The Labour leadership has lost a highly anticipated motion at the party’s conference that called on ministers to reverse the cuts to winter fuel payments.
The defeat will come as a blow to Downing Street, as the prime minister and his ministerial team had repeatedly said throughout the party conference that the move demonstrated they could be trusted with taxpayers’ money.
The vote was carried by a show of hands in the noisy conference hall, with members cheering as it was announced that the Labour leadership had lost the motion.
The unions’ motion won by a very narrow margin, after many delegates in the conference hall called for a card vote, which was rejected by the chair.
Sharon Graham, the general secretary of Unite, opened the debate, criticising Starmer for removing the allowance while “leaving the super-rich untouched”.
Speaking to loud applause, she told delegates: “Our public services and British industry need investment now.
“It’s no good having sympathy for workers at Grangemouth losing their jobs: they don’t need pity, they need Labour to step up to the plate and not allow a billionaire, who buys a football club as a hobby, to throw these workers on the scrapheap.”
She added: “We are the sixth richest economy in the world; we have the money. Britain needs investment, not austerity mark II. We won’t get any gold badge for shaving peanuts off our debt.
“It’s the wrong decision, and it needs to be reversed.”

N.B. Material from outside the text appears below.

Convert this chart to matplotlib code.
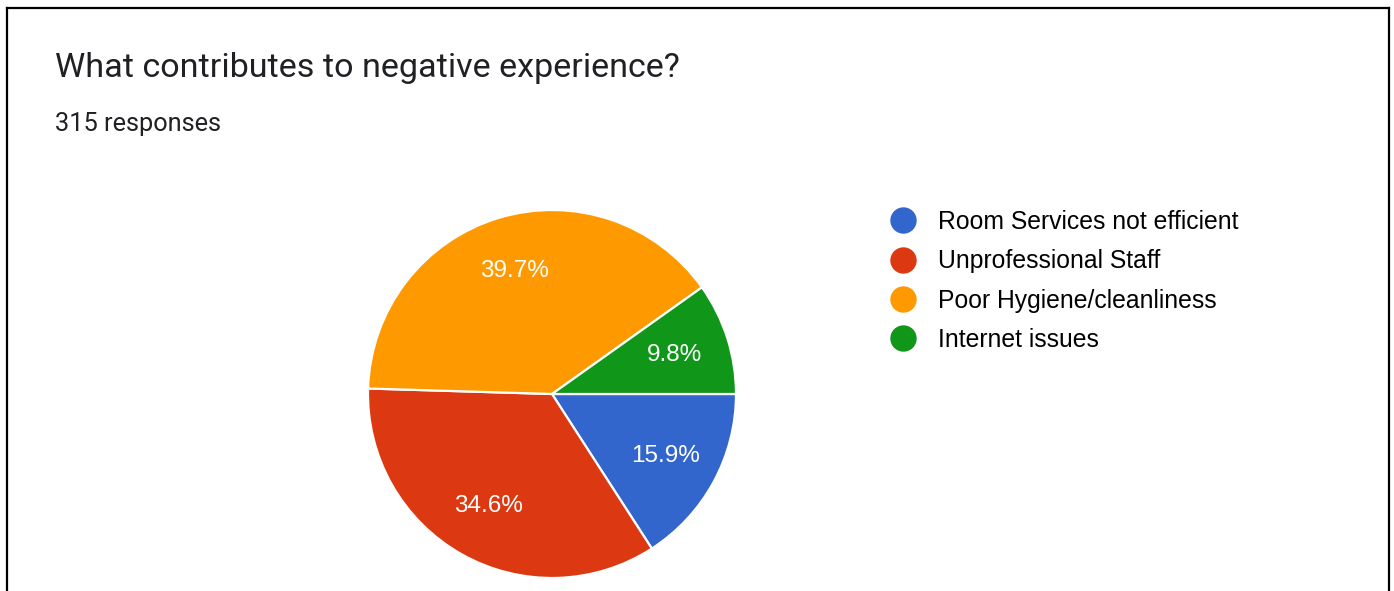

Members of Unite and the Communications Workers Union (CWU) who co-sponsored the motion had accused party officials of seeking to silence the unions, as the debate had been moved from Monday to the very end of the gathering on Wednesday after the ministerial speeches had taken place.
Many delegates and union members had also left the conference early in order to attend the funeral of Andy Kerr, a former deputy general secretary of the CWU.
Before the motion was passed, Labour member Maggie Cosin had argued that she did not need the allowance, and hoped the money would go to “the children of this country [who] need it”.
While the conference vote was highly significant, the prime minister could still go ahead and impose the cut to the allowance.
Richard Burgon, who was elected as the Labour MP for Leeds East but was suspended from the party for voting against the government’s plans to keep the two-child benefit cap, said Starmer should respect the conference’s vote.
“There are plenty of people in the leadership of the government and our party who know this particular policy is the wrong choice. It’s not fair. The public doesn’t like it because it’s not fair. It offends the public sense of fair play. But they see a change of position as humiliating.
“We don’t need a kind of macho politics where you never change your position. The prime minister can show fresh leadership by thinking again after this motion.”
Before the motion was passed, the work and pensions secretary, Liz Kendall, told the conference: “Focusing winter fuel payments on the poorest pensioners wasn’t a decision we wanted or expected to make, but when we promised we could be trusted with taxpayers’ money – we meant it.
“And when we were faced with a £22bn black hole, which the Tories left this year, we had to act, because we know what happened when Liz Truss played fast and loose with the public finances. It was working people and pensioners on fixed incomes who paid the highest price.
“We took what I know is a difficult decision, but let me tell you, conference: this Labour government has done more to help the poorest pensioners in the last two months than the Tories did in 14 years.”
A number of cabinet ministers had privately backed the proposal but accepted that the government’s initial explanation of why they had chosen to remove the benefit was not up to scratch.
Simon Francis, coordinator of the End Fuel Poverty Coalition, said: “Labour conference has understood what ministers have failed to acknowledge, that removing the winter fuel payment at short notice and from so many people is wrong.
“If the government persists with the cuts, it will be gambling with pensioners’ ability to keep warm this winter and with that, their health and wellbeing.”